The Geluk tradition was found by Je Tsongkhapa Lobsang Drakpa who was born in the Amdo region of Tsonkha. . While all traditions of Tibetan Buddhism had their heydays, the Geluk school enjoyed pre-eminence from the time of the fifth Dalai Lama-Ngawang Lobsang Gyatso. This is because, the powerful Mongols became patrons of the Geluk School and with the Dalai Lama as the Temporal and Spiritual leader of Tibet, it naturally enjoyed immense popularity. The great monasteries of Sera, Ganden, Drepung and Tashi Lhunpo became the new Nalanda like universities in independent Tibet. While Sera, Drepung and Ganden students studied the five great treatises of Prajaparamita (ཕར་ཕྱིན་) Madhyamika (དབུ་མ་) Abhidharma མངོན་པ་མཛོད་
Vinaya sutra དམ་ཆོས་འདུལ་བ་ and Pramana (metaphysics ཚད་མ་). Tashi Lhunpo monastery studied the pramana (ཚད་མ་) exclusively. Tashi Lhunpo was founded by the First Dalai Lama-Je Gedun Drubpa, Sera was founded by Jamchen Choeje Shakya Yeshe, Drepung by Jamyang Choeje Tashi Palden and Ganden was founded by Je Tsonkhapa Lobsang Drakpa. The study on the five treatises is an arduous job of atleast fifteen years minimum but for the dedicated scholars they spent more time to study them which takes two or even three decades! Those who are in a hurry such as Trulkus often skip few years in order to go across the country to propagate the teachings. They are therefore given special treatment to jump class like Indian schools have what is called double promotion. The great seat of Sera, Ganden and Drepung (བོད་ཀྱི་གདན་ས་ཆེན་པོ་གསུམ་) are the equivalent of OXFORD AND CAMBRIDGE in the British context and HAVARD, STANFORD AND PRINCETON UNIVERSITIES IN THE AMERICAN CONTEXT! Hundreds of students from far and wide flocked to these great learning centres of Tibet and to this day, even in exile where they have been re-established, continuous to attract students from not only from the traditional countries such as Mongolia, Russia, India, Japan and China but from many other non-traditional western countries plus students from South East Asia such as Vietnam, Taiwan, Hong Kong, Malaysia and Singapore!

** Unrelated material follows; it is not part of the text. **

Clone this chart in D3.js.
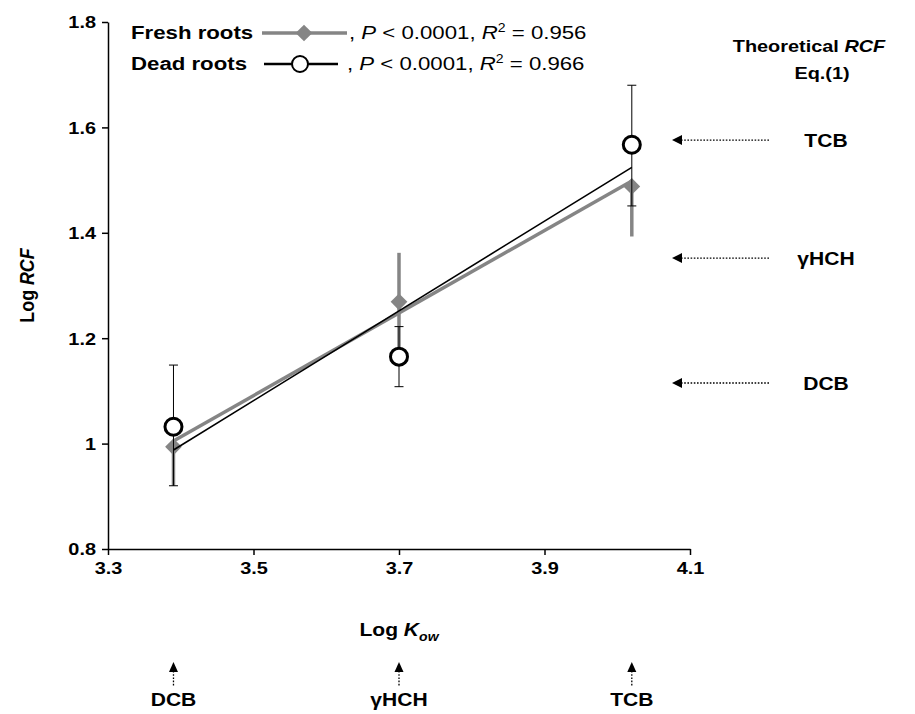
<!DOCTYPE html>
<html><head><meta charset="utf-8">
<script src="https://cdn.jsdelivr.net/npm/d3@7"></script>
<style>
body{margin:0;background:#fff;}
text{font-family:Arial,"Liberation Sans",sans-serif;}
</style></head>
<body><svg id="c" width="915" height="714"></svg>
<script>
// ---- data ----
const compounds = ["DCB", "γHCH", "TCB"];
const logKow = [3.39, 3.70, 4.02];
const freshLogRCF = [0.994, 1.269, 1.488];
const freshErrUp = [0, 0.093, 0];
const freshErrDown = [0.074, 0.093, 0.095];
const deadLogRCF = [1.032, 1.165, 1.567];
const deadErrUp = [0.117, 0.057, 0.113];
const deadErrDown = [0.112, 0.057, 0.116];
const theoreticalRCF = [1.115, 1.352, 1.576];
const xTicks = [3.3, 3.5, 3.7, 3.9, 4.1];
const yTicks = [0.8, 1.0, 1.2, 1.4, 1.6, 1.8];
const legendFresh = {name: "Fresh roots", P: "0.0001", R2: "0.956"};
const legendDead = {name: "Dead roots", P: "0.0001", R2: "0.966"};

const SX = 1.17; // horizontal text stretch of the original figure
const svg = d3.select("#c");
const x = d3.scaleLinear().domain([3.3, 4.1]).range([108, 690]);
const y = d3.scaleLinear().domain([0.8, 1.8]).range([549, 22]);
const gray = "#858585";

function txt(px, py, anchor, size, bold) {
  return svg.append("g").attr("transform", `translate(${px},${py}) scale(${SX},1)`)
    .append("text").attr("text-anchor", anchor).style("font-size", size + "px")
    .style("font-weight", bold ? "bold" : "normal");
}

// axes
const xAxis = svg.append("g").attr("transform", `translate(0,${y(0.8)})`)
  .call(d3.axisBottom(x).tickValues(xTicks).tickFormat(d3.format(".1f")).tickSize(6).tickSizeOuter(0));
const yAxis = svg.append("g").attr("transform", `translate(${x(3.3)},0)`)
  .call(d3.axisLeft(y).tickValues(yTicks).tickFormat(d3.format("~g")).tickSize(6).tickSizeOuter(0));
[xAxis, yAxis].forEach(g => {
  g.select(".domain").attr("stroke", "#000").attr("stroke-width", 1.5);
  g.selectAll(".tick line").attr("stroke", "#000").attr("stroke-width", 1.5);
  g.selectAll(".tick text").attr("fill", "#000").style("font-size", "17px").style("font-weight", "bold")
    .attr("transform", `scale(${SX},1)`);
});
xAxis.selectAll(".tick text").attr("y", 11).attr("dy", "0.85em");
yAxis.selectAll(".tick text").attr("x", -12 / SX).attr("dy", "0.35em");

// axis titles
svg.append("text").attr("transform", `translate(34,${(y(0.8)+y(1.8))/2}) rotate(-90) scale(1.05,${SX})`)
  .attr("text-anchor", "middle").style("font-size", "17px").style("font-weight", "bold")
  .call(t => { t.append("tspan").text("Log "); t.append("tspan").attr("font-style", "italic").text("RCF"); });
txt(x(3.7), 636, "middle", 18, true)
  .call(t => { t.append("tspan").text("Log ");
    t.append("tspan").attr("font-style", "italic").text("K");
    t.append("tspan").attr("font-style", "italic").attr("dy", 5).style("font-size", "12px").text("ow"); });

// regression
function fit(xs, ys) {
  const mx = d3.mean(xs), my = d3.mean(ys);
  const sxy = d3.sum(xs, (v, i) => (v - mx) * (ys[i] - my));
  const sxx = d3.sum(xs, v => (v - mx) * (v - mx));
  const b = sxy / sxx; return v => my + b * (v - mx);
}
const fF = fit(logKow, freshLogRCF), fD = fit(logKow, deadLogRCF);
const x0 = d3.min(logKow), x1 = d3.max(logKow);
const line = d3.line().x(d => x(d[0])).y(d => y(d[1]));

// fresh error bars (gray thick, no caps)
logKow.forEach((k, i) => {
  svg.append("line").attr("x1", x(k)).attr("x2", x(k))
    .attr("y1", y(freshLogRCF[i] + freshErrUp[i])).attr("y2", y(freshLogRCF[i] - freshErrDown[i]))
    .attr("stroke", gray).attr("stroke-width", 3.5);
});
svg.append("path").attr("d", line([[x0, fF(x0)], [x1, fF(x1)]]))
  .attr("fill", "none").attr("stroke", gray).attr("stroke-width", 3.5);
const diamond = d3.symbol().type(d3.symbolSquare).size(140);
logKow.forEach((k, i) => {
  svg.append("path").attr("d", diamond())
    .attr("transform", `translate(${x(k)},${y(freshLogRCF[i])}) rotate(45)`).attr("fill", gray);
});

// dead error bars (black thin, caps)
logKow.forEach((k, i) => {
  const top = y(deadLogRCF[i] + deadErrUp[i]), bot = y(deadLogRCF[i] - deadErrDown[i]);
  svg.append("line").attr("x1", x(k)).attr("x2", x(k)).attr("y1", top).attr("y2", bot)
    .attr("stroke", "#000").attr("stroke-width", 1);
  [top, bot].forEach(v => svg.append("line").attr("x1", x(k) - 4.5).attr("x2", x(k) + 4.5)
    .attr("y1", v).attr("y2", v).attr("stroke", "#000").attr("stroke-width", 1));
});
svg.append("path").attr("d", line([[x0, fD(x0)], [x1, fD(x1)]]))
  .attr("fill", "none").attr("stroke", "#000").attr("stroke-width", 1.6);
logKow.forEach((k, i) => {
  svg.append("circle").attr("cx", x(k)).attr("cy", y(deadLogRCF[i])).attr("r", 8.5)
    .attr("fill", "#fff").attr("stroke", "#000").attr("stroke-width", 3);
});

// legend
function legendRow(d, yy, isFresh) {
  txt(131, yy, "start", 19, true).text(d.name);
  if (isFresh) {
    svg.append("line").attr("x1", 262).attr("x2", 347).attr("y1", yy - 6).attr("y2", yy - 6)
      .attr("stroke", gray).attr("stroke-width", 3.5);
    svg.append("path").attr("d", diamond()).attr("transform", `translate(304,${yy - 6}) rotate(45)`).attr("fill", gray);
  } else {
    svg.append("line").attr("x1", 264).attr("x2", 338).attr("y1", yy - 6).attr("y2", yy - 6)
      .attr("stroke", "#000").attr("stroke-width", 2.5);
    svg.append("circle").attr("cx", 300).attr("cy", yy - 6).attr("r", 8)
      .attr("fill", "#fff").attr("stroke", "#000").attr("stroke-width", 2);
  }
  txt(isFresh ? 349 : 347, yy, "start", 19, false)
    .call(t => {
      t.append("tspan").text(", ");
      t.append("tspan").attr("font-style", "italic").text("P");
      t.append("tspan").text(" < " + d.P + ", ");
      t.append("tspan").attr("font-style", "italic").text("R");
      t.append("tspan").attr("dy", -7).style("font-size", "12px").text("2");
      t.append("tspan").attr("dy", 7).text(" = " + d.R2);
    });
}
legendRow(legendFresh, 39, true);
legendRow(legendDead, 70, false);

// theoretical RCF
txt(809, 52, "middle", 17, true)
  .call(t => { t.append("tspan").text("Theoretical "); t.append("tspan").attr("font-style", "italic").text("RCF"); });
txt(822, 79, "middle", 17, true).text("Eq.(1)");

// right arrows
theoreticalRCF.forEach((v, i) => {
  const yy = y(v);
  svg.append("line").attr("x1", 681).attr("x2", 770).attr("y1", yy).attr("y2", yy)
    .attr("stroke", "#000").attr("stroke-width", 1.3).attr("stroke-dasharray", "1.6,1.6");
  svg.append("path").attr("d", `M672,${yy} L682,${yy - 5} L682,${yy + 5} Z`).attr("fill", "#000");
  txt(826, yy + 7, "middle", 18, true).text(compounds[i]);
});

// bottom arrows
logKow.forEach((k, i) => {
  const xx = x(k);
  svg.append("line").attr("x1", xx).attr("x2", xx).attr("y1", 671).attr("y2", 686)
    .attr("stroke", "#000").attr("stroke-width", 1.3).attr("stroke-dasharray", "1.6,1.6");
  svg.append("path").attr("d", `M${xx},662 L${xx - 4.5},672 L${xx + 4.5},672 Z`).attr("fill", "#000");
  txt(xx, 706, "middle", 18, true).text(compounds[i]);
});
</script></body></html>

These monasteries and their inhabitants are highly respected across Tibet as not only the pinnacle centres of learning but for leading a life of poverty and abstinence – འདོད་ཆུང་ (non-greedy) ཆོག་ཤེས (contended) ་ ཞི་ཞིང་དུལ་བ་ (calm and reposed) Therefore, to accuse monks from such highly esteemed monasteries of bad mouthing against the Dalai Lama is ludicrous! Both of them have received their Bhikshu (དགེ་སློང་གི་སྡོམ་པ་) from the Dalai Lama which means He is their abbot (བརྙེན་རྫོགས་མཁན་པོ) How can they even imagine to defame their own Lama when He is the very basis of their monkhood by virtue of receiving the Bhikshu vow from the Dalai Lama? It is simply unimaginable!